Once Tuck had readied the boat the sun was just beginning to brighten the eastern sky. There wasn’t a single other flat boat around as we flew across the water. The air was cool and invigorating. Tuck and Rich sat together behind the console chatting away about fishing trips past and planned. I turned my Tulane Law School cap backwards and let the wind brush my unshaven face. We were running from the dark as it got brighter. Soon we slowed to approach shore where the water depth was waist high. Tuck lifted himself up to the poling platform at the stern so he could spot the fish. The sun was now rising. I had never fished for Redfish or even seen one. As I was watching Tuck watch the water, suddenly things took a very strange turn. I started to hear in the distance what sounded like gunfire. As I focused on the pounding sounds I realized that in fact it was gun fire. Hunters? But they sounded like automatic weapons. Then, without warning, a military gunboat came out of nowhere with sirens blasting and someone over a speaker system telling us to leave the area. We had stumbled, or flat-boated ourselves into the middle of a full-blown military maneuver, organized by the U.S. Marines. Seems our pre-dawn hunt for Redfish was right off of the Marine base at Parris Island in Beaufort. Tuck jumped down from the tower and over to the boat controls to motor us off. As the boat turned around, a fighter plane came out of the sky with a screeching sound unlike anything from a commercial aircraft. It swooped over our heads as if to strafe the beach. We had not yet even brought out our fishing rods. It was now 7:30am and the Marines were on the assault. We were in the range of gunfire. It was surreal.

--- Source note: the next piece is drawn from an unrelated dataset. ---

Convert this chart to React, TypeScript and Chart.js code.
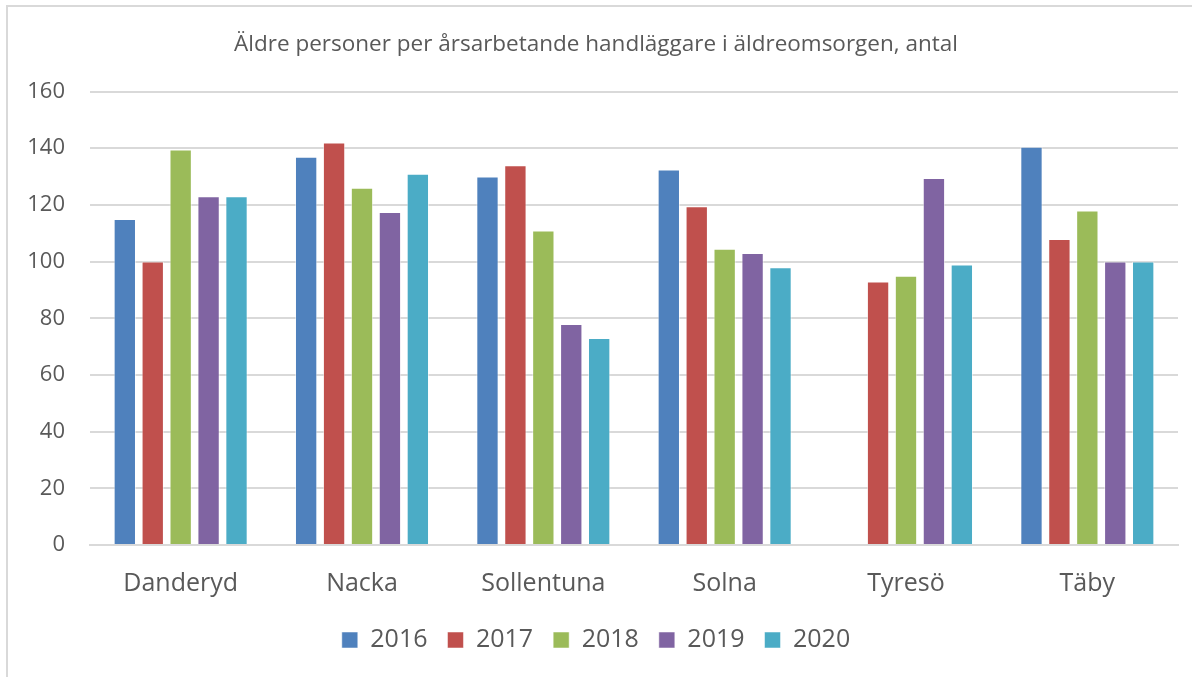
import React, { useEffect, useRef } from "react";
import { Chart, registerables } from "chart.js";

Chart.register(...registerables);

const categories = ["Danderyd", "Nacka", "Sollentuna", "Solna", "Tyresö", "Täby"];
const years = ["2016", "2017", "2018", "2019", "2020"];
const values2016 = [115, 137, 130, 132.5, null, 140.5];
const values2017 = [100, 142, 134, 119.5, 93, 108];
const values2018 = [139.5, 126, 111, 104.5, 95, 118];
const values2019 = [123, 117.5, 78, 103, 129.5, 100];
const values2020 = [123, 131, 73, 98, 99, 100];
const colors = ["#4F81BD", "#C0504D", "#9BBB59", "#8064A2", "#4BACC6"];
const titleText = "Äldre personer per årsarbetande handläggare i äldreomsorgen, antal";

const FONT = "'Open Sans', 'Noto Sans', sans-serif";
const TEXT = "#595959";

export default function App() {
  const ref = useRef<HTMLCanvasElement | null>(null);
  useEffect(() => {
    if (!ref.current) return;
    const series = [values2016, values2017, values2018, values2019, values2020];
    const chart = new Chart(ref.current, {
      type: "bar",
      data: {
        labels: categories,
        datasets: series.map((d, i) => ({
          label: years[i],
          data: d,
          backgroundColor: colors[i],
          borderColor: "rgba(255,255,255,0.5)",
          borderWidth: 1,
          categoryPercentage: 0.77,
          barPercentage: 0.8,
        })),
      },
      options: {
        animation: false,
        responsive: false,
        maintainAspectRatio: false,
        layout: { padding: { left: 14, right: 14, top: 22, bottom: 14.5 } },
        plugins: {
          title: {
            display: true,
            text: titleText,
            color: TEXT,
            font: { family: FONT, size: 22.5, weight: "normal" },
            padding: { top: 9.5, bottom: 33 },
          },
          legend: {
            position: "bottom",
            labels: {
              color: TEXT,
              font: { family: FONT, size: 25 },
              boxWidth: 16,
              boxHeight: 16,
              padding: 20,
              useBorderRadius: false,
            },
          },
          tooltip: { enabled: false },
        },
        scales: {
          x: {
            grid: { display: false, drawTicks: false },
            border: { color: "#d9d9d9", width: 2 },
            ticks: { color: TEXT, font: { family: FONT, size: 25 }, padding: 24 },
            afterFit: (scale: any) => {
              scale.height = 62.5;
            },
          },
          y: {
            min: 0,
            max: 160,
            ticks: {
              stepSize: 20,
              color: TEXT,
              font: { family: FONT, size: 22 },
              padding: 25,
            },
            grid: { color: "#d9d9d9", lineWidth: 2, drawTicks: false },
            border: { display: false },
            afterFit: (scale: any) => {
              scale.width = 76;
            },
          },
        },
      },
    });
    return () => chart.destroy();
  }, []);
  return (
    <div style={{ position: "absolute", left: 0, top: 0, width: 1192, height: 677, background: "#fff" }}>
      <div
        style={{
          position: "absolute",
          left: 6,
          top: 5,
          width: 1186,
          height: 672,
          borderTop: "2px solid #d9d9d9",
          borderLeft: "2px solid #d9d9d9",
        }}
      />
      <canvas ref={ref} width={1192} height={677} style={{ position: "absolute", left: 0, top: 0 }} />
    </div>
  );
}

Tuck had miscalculated. His special fishing spot was under attack. We kept cool heads as we moved away from the action. Eventually we found another spot close to shore to fish successfully. Rich showed me my first Redfish. I soon set the hook on one but lost it when I pulled it up out of the water. then hooked one by accident with my fly in the water before I even cast. A lucky set but I brought it to the boat and the guys, smiling, took my picture.
Fishing for Redfish on the tide is a short duration trip. By sunup the tide was in and the fish had a II they could eat. Rich smoked his first cigar of the morning and had a full day of work, golf and shooting ahead of him. I caught my first Redfish, albeit by chance. It was a very lucky day indeed.